CM: Saul Niguez (Chelsea)
Looked a very canny bit of business when Chelsea swooped on deadline day. Has turned out to be just another example of how badly we can all get things wrong on that day of silliness. Main contribution in a Chelsea shirt thus far has been to serve as constant reminder of how good Jorginho really is.
CM: Joe Willock (Newcastle)
Last season, on loan: eight goals in 14 games to catapult Newcastle out of relegation danger and up the table.
This season, on a permanent: no goals in 12 games as Newcastle plunge into a grim relegation scrap that could have far-reaching consequences for everyone.

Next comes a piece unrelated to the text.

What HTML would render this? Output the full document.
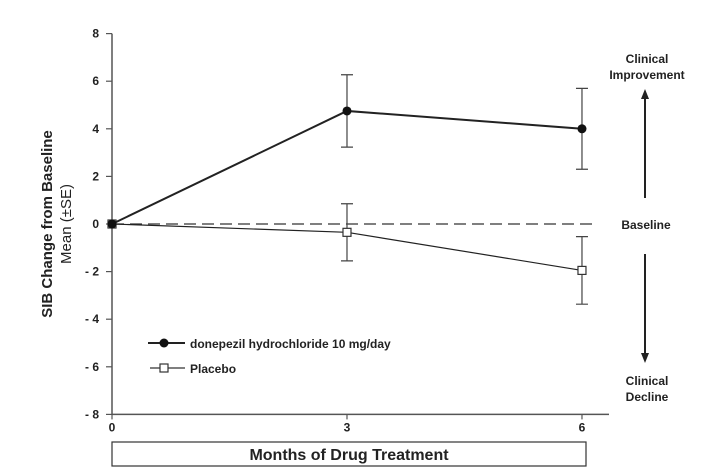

RW: Jadon Sancho (Manchester United)
Of all the players on this list he’s the one you’d be most confident will soon play his way off it. He’s just altogether too good not to, surely. But his early months at Old Trafford have assuredly not gone to plan. There are few more damning indictments of the Ole Gunnar Solskjaer reign than him finally getting his hands on the player United had pursued at the exclusion of all others for so very, very long, and then not having the first clue what to do with his shiny new toy.
AM: Leon Bailey (Aston Villa)
Injuries have played a part but it’s still been a disappointing start for the Jamaican, especially after such an impressive 2019/20 in the Bundesliga with Bayer Leverkusen.
LW: Bryan Gil (Tottenham)
Has time on his side, might come good, bags of talent etc. and so forth. Has offered precious little in either the Europa Conference or a handful of brief Premier League sorties to suggest he’s about to crack English football open. He’s precisely the sort of player who could just burst to life at any moment or hit an unsustainable purple patch of goals and assists. But for now he just looks a little boy lost under his Beatle barnet and to top it all off Spurs gave away loads of cash and the People’s Sh*thouse himself Erik Lamela to bring Bryan here. So far it’s been a duff trade, with Lamela for his part enjoying a rare old time in Spain as a highly effective super sub for Sevilla.
CF: Romelu Lukaku (Chelsea)
Look, it’s not like he’s been utterly terrible or anything but since beasting Arsenal in his first game back at Chelsea it just really hasn’t seemed to happen for Lukaku. After spending all that money – and understandably so given Lukaku’s record and pedigree – Chelsea look a better side without him, letting all their little clever players go off and be little and clever, than they do with him. That’s sub-optimal for someone who cost nine figures.